• _Data to use_
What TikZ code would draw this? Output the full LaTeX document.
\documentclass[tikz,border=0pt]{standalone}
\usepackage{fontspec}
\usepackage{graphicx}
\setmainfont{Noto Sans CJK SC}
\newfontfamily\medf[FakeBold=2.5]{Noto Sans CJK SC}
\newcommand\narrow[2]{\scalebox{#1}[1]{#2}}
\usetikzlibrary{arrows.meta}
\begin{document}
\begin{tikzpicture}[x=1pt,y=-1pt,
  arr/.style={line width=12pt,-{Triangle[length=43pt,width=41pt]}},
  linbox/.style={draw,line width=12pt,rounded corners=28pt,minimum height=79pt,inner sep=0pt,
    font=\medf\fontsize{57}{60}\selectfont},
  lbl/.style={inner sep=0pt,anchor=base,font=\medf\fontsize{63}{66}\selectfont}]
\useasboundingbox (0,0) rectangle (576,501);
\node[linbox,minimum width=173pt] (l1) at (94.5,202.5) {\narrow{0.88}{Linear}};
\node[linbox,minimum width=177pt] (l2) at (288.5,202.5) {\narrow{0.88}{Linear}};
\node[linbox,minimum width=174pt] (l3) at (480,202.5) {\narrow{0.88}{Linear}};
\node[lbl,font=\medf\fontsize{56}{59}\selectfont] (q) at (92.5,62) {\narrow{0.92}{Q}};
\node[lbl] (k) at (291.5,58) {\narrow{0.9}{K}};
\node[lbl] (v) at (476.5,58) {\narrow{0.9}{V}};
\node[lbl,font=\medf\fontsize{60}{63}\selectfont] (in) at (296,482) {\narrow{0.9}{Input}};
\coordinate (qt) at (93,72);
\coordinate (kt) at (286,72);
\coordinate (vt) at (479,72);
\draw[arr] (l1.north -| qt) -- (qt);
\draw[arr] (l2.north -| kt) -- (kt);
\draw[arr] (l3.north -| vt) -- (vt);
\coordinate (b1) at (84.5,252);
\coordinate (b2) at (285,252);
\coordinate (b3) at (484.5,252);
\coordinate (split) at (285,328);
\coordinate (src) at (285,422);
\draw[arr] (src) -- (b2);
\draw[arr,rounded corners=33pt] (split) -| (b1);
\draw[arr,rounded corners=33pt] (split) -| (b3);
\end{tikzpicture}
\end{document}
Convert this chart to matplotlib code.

• _Objective_
Extract the full listing above without altering anything.

• _Complete response_
What TikZ code would draw this? Output the full LaTeX document.
\documentclass[tikz,border=0pt]{standalone}
\usepackage{fontspec}
\usepackage{graphicx}
\setmainfont{Noto Sans CJK SC}
\newfontfamily\medf[FakeBold=2.5]{Noto Sans CJK SC}
\newcommand\narrow[2]{\scalebox{#1}[1]{#2}}
\usetikzlibrary{arrows.meta}
\begin{document}
\begin{tikzpicture}[x=1pt,y=-1pt,
  arr/.style={line width=12pt,-{Triangle[length=43pt,width=41pt]}},
  linbox/.style={draw,line width=12pt,rounded corners=28pt,minimum height=79pt,inner sep=0pt,
    font=\medf\fontsize{57}{60}\selectfont},
  lbl/.style={inner sep=0pt,anchor=base,font=\medf\fontsize{63}{66}\selectfont}]
\useasboundingbox (0,0) rectangle (576,501);
\node[linbox,minimum width=173pt] (l1) at (94.5,202.5) {\narrow{0.88}{Linear}};
\node[linbox,minimum width=177pt] (l2) at (288.5,202.5) {\narrow{0.88}{Linear}};
\node[linbox,minimum width=174pt] (l3) at (480,202.5) {\narrow{0.88}{Linear}};
\node[lbl,font=\medf\fontsize{56}{59}\selectfont] (q) at (92.5,62) {\narrow{0.92}{Q}};
\node[lbl] (k) at (291.5,58) {\narrow{0.9}{K}};
\node[lbl] (v) at (476.5,58) {\narrow{0.9}{V}};
\node[lbl,font=\medf\fontsize{60}{63}\selectfont] (in) at (296,482) {\narrow{0.9}{Input}};
\coordinate (qt) at (93,72);
\coordinate (kt) at (286,72);
\coordinate (vt) at (479,72);
\draw[arr] (l1.north -| qt) -- (qt);
\draw[arr] (l2.north -| kt) -- (kt);
\draw[arr] (l3.north -| vt) -- (vt);
\coordinate (b1) at (84.5,252);
\coordinate (b2) at (285,252);
\coordinate (b3) at (484.5,252);
\coordinate (split) at (285,328);
\coordinate (src) at (285,422);
\draw[arr] (src) -- (b2);
\draw[arr,rounded corners=33pt] (split) -| (b1);
\draw[arr,rounded corners=33pt] (split) -| (b3);
\end{tikzpicture}
\end{document}
Convert this chart to matplotlib code.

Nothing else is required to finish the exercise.